コガさん(以降、コガ) 最初は私1人で帰国したのですが、家族をすぐ呼び寄せたくても無職だとビザが取りにくいので、すぐに自動車工場の派遣に登録していました。
その後、家族も無事に来日し、派遣の更新時期になったとき、妻のジェニーと一緒にアフリカ料理のキッチンカーを出そうということになり、派遣社員はやめました。
――キッチンカーで起業されたんですね。キッチンカーをはじめようと思ったきっかけは?
コガ マラウイにいたときから現地のご飯を動画でアップしていたのですが、主食の「シマ」に対する反響が大きかったんですね。その中で、「一度食べてみたい」という声も多かったため、ジェニーと「日本に行ったらアフリカ料理を皆に知ってもらいたいね」とずっと話してたんです。
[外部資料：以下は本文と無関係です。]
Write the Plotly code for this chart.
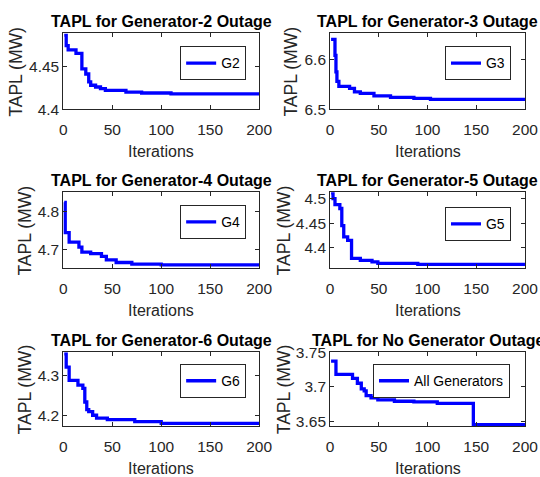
import plotly.graph_objects as go

# ---------------- data (breakpoints of the stair curves) ----------------
it_g2 = [1, 3, 5, 13, 19, 23, 26, 28, 33, 38, 43, 64, 80, 110, 200]
val_g2 = [4.486, 4.474, 4.469, 4.465, 4.447, 4.441, 4.432, 4.428, 4.426, 4.424, 4.422, 4.420, 4.419, 4.418, 4.418]

it_g3 = [1, 5, 6, 7, 9, 20, 25, 31, 45, 62, 86, 103, 200]
val_g3 = [6.640, 6.608, 6.575, 6.556, 6.546, 6.542, 6.535, 6.532, 6.527, 6.524, 6.522, 6.520, 6.520]

it_g4 = [1, 2, 6, 16, 19, 28, 39, 44, 54, 70, 100, 200]
val_g4 = [4.824, 4.745, 4.720, 4.707, 4.694, 4.690, 4.683, 4.674, 4.667, 4.663, 4.661, 4.661]

it_g5 = [1, 3, 5, 10, 12, 14, 18, 22, 31, 43, 49, 90, 200]
val_g5 = [4.512, 4.500, 4.488, 4.480, 4.445, 4.422, 4.415, 4.378, 4.374, 4.371, 4.368, 4.366, 4.366]

it_g6 = [1, 3, 6, 15, 20, 22, 24, 26, 30, 34, 45, 73, 100, 200]
val_g6 = [4.353, 4.320, 4.287, 4.275, 4.267, 4.233, 4.214, 4.209, 4.200, 4.193, 4.189, 4.184, 4.180, 4.180]

it_all = [1, 6, 20, 23, 28, 32, 35, 37, 42, 49, 66, 86, 110, 147, 200]
val_all = [3.737, 3.718, 3.718, 3.712, 3.705, 3.697, 3.694, 3.687, 3.684, 3.681, 3.679, 3.678, 3.676, 3.645, 3.645]

names = ["G2", "G3", "G4", "G5", "G6", "All Generators"]
titles = ["TAPL for Generator-2 Outage", "TAPL for Generator-3 Outage",
          "TAPL for Generator-4 Outage", "TAPL for Generator-5 Outage",
          "TAPL for Generator-6 Outage", "TAPL for No Generator Outage"]
y_ranges = [[4.4, 4.488], [6.5, 6.652], [4.652, 4.85], [4.358, 4.513], [4.173, 4.357], [3.643, 3.75]]
y_ticks = [[4.4, 4.45], [6.5, 6.6], [4.7, 4.8], [4.4, 4.45, 4.5], [4.2, 4.3], [3.65, 3.7, 3.75]]
y_ticktext = [["4.4", "4.45"], ["6.5", "6.6"], ["4.7", "4.8"], ["4.4", "4.45", "4.5"],
              ["4.2", "4.3"], ["3.65", "3.7", "3.75"]]
x_ticks = [0, 50, 100, 150, 200]
x_ticktext = ["0", "50", "100", "150", "200"]

series = [(it_g2, val_g2), (it_g3, val_g3), (it_g4, val_g4),
          (it_g5, val_g5), (it_g6, val_g6), (it_all, val_all)]

# ---------------- layout geometry ----------------
# target positions are given in photographed pixels; the photo showed the
# page slightly reduced, so positions and sizes are compensated here.
SX, OX = 0.97, 2.7
SY, OY = 0.966, 8.5
W, H = 556, 487
FS = 1 / 0.968          # font/size compensation


def px(x):
    return ((x - OX) / SX) / W


def py(y):
    return 1 - ((y - OY) / SY) / H


cols = [(62, 258), (329, 524)]
rows = [(33, 109), (192, 268), (352, 426)]
ylabel_x = [15, 290, 24, 283, 24, 283]
legend_box = [(245, 46), (510, 46), (245, 205), (510, 207), (245, 364), (509, 364)]

FONT = "Liberation Sans, Arial, Helvetica, sans-serif"
AX = "#262626"

fig = go.Figure()
layout = dict(width=W, height=H, margin=dict(l=0, r=0, t=0, b=0),
              paper_bgcolor="white", plot_bgcolor="white", showlegend=True,
              font=dict(family=FONT, color=AX), annotations=[])

for i, ((xs, ys), nm) in enumerate(zip(series, names)):
    r, c = divmod(i, 2)
    k = i + 1
    sfx = "" if k == 1 else str(k)
    leg = "legend" if k == 1 else f"legend{k}"
    fig.add_trace(go.Scatter(x=xs, y=ys, mode="lines", name=nm, showlegend=True,
                             line=dict(color="#0000FF", width=3.2 * FS, shape="hv"),
                             xaxis=f"x{sfx}", yaxis=f"y{sfx}", legend=leg))
    x0, x1 = cols[c]
    ytop, ybot = rows[r]
    layout[f"xaxis{sfx}"] = dict(
        domain=[px(x0), px(x1)], anchor=f"y{sfx}", range=[0, 200],
        tickvals=x_ticks, ticktext=x_ticktext, ticks="inside", ticklen=4,
        tickcolor=AX, showline=True, linecolor=AX, linewidth=1, mirror="ticks",
        showgrid=False, zeroline=False, tickfont=dict(size=15 * FS, color=AX),
        ticklabelstandoff=6)
    layout[f"yaxis{sfx}"] = dict(
        domain=[py(ybot), py(ytop)], anchor=f"x{sfx}", range=y_ranges[i],
        tickvals=y_ticks[i], ticktext=y_ticktext[i], ticks="inside", ticklen=4,
        tickcolor=AX, showline=True, linecolor=AX, linewidth=1, mirror="ticks",
        showgrid=False, zeroline=False, tickfont=dict(size=15 * FS, color=AX))
    lx, ly = legend_box[i]
    layout[leg] = dict(x=px(lx), y=py(ly), xanchor="right", yanchor="top",
                       xref="paper", yref="paper",
                       bgcolor="white", bordercolor=AX, borderwidth=1,
                       font=dict(size=13.5 * FS, color="black", family=FONT),
                       itemwidth=30, tracegroupgap=0)
    xc = (x0 + x1) / 2
    layout["annotations"] += [
        dict(text=f"<b>{titles[i]}</b>", x=px(xc), y=py(ytop - 12),
             xref="paper", yref="paper", showarrow=False, xanchor="center",
             yanchor="middle", font=dict(size=15.5 * FS, color="black", family=FONT)),
        dict(text="Iterations", x=px(xc), y=py(ybot + 42),
             xref="paper", yref="paper", showarrow=False, xanchor="center",
             yanchor="middle", font=dict(size=15.5 * FS, color=AX, family=FONT)),
        dict(text="TAPL (MW)", x=px(ylabel_x[i]), y=py((ytop + ybot) / 2),
             xref="paper", yref="paper", showarrow=False, xanchor="center",
             yanchor="middle", textangle=-90,
             font=dict(size=17 * FS, color=AX, family=FONT)),
    ]

fig.update_layout(**layout)
fig.write_html("out.html")
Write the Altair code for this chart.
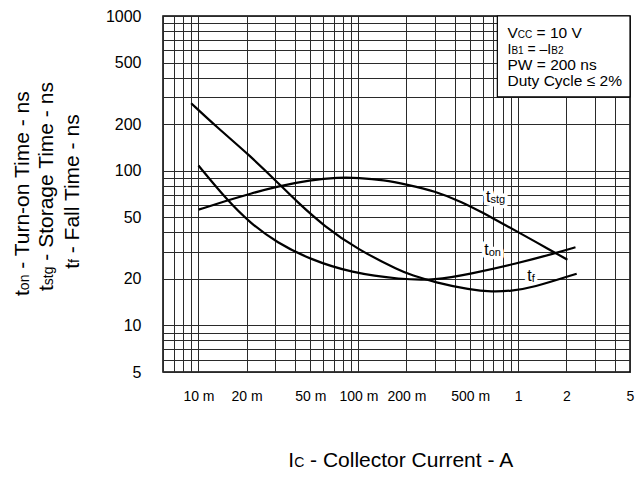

そこで、飲食店よりもハードルの低いキッチンカーだったらなんとかなるかも、ということではじめました。
「初めての食感」と反響が大きかった「シマ」
――反響の大きかった「シマ」はどんな料理?
コガ マラウイの主食で、トウモロコシの粉を練ったものです。これに、チキンのトマト煮のセットがマラウイ定番のご飯で、肉は牛肉、ヤギ肉に変わることもあります。キッチンカーでも、このセットにサラダをつけたものをメインメニューとして提供しています。
――お客さんのシマへの反応はどうですか。
コガ 皆さん言われるのは、「初めての食感」ですね。反応としては半々、いや、半々よりちょっとシマを残される方が多いですね。でも、正直それは予想していて。
――コガさんもあまりシマは食べない?
コガ 最初にボランティアでマラウイに行っていたとき、日本人のコミュニティでシマが好きという人は3割ぐらいで、あとの半分以上は、シマはめったに食べない人が多かったんです。好きな人は本当に好きで毎日食べていた人もいて、私もそっち派でした。
シマは主食なのでご飯と一緒で味付けなどはせず、ほんのりトウモロコシの甘みがします。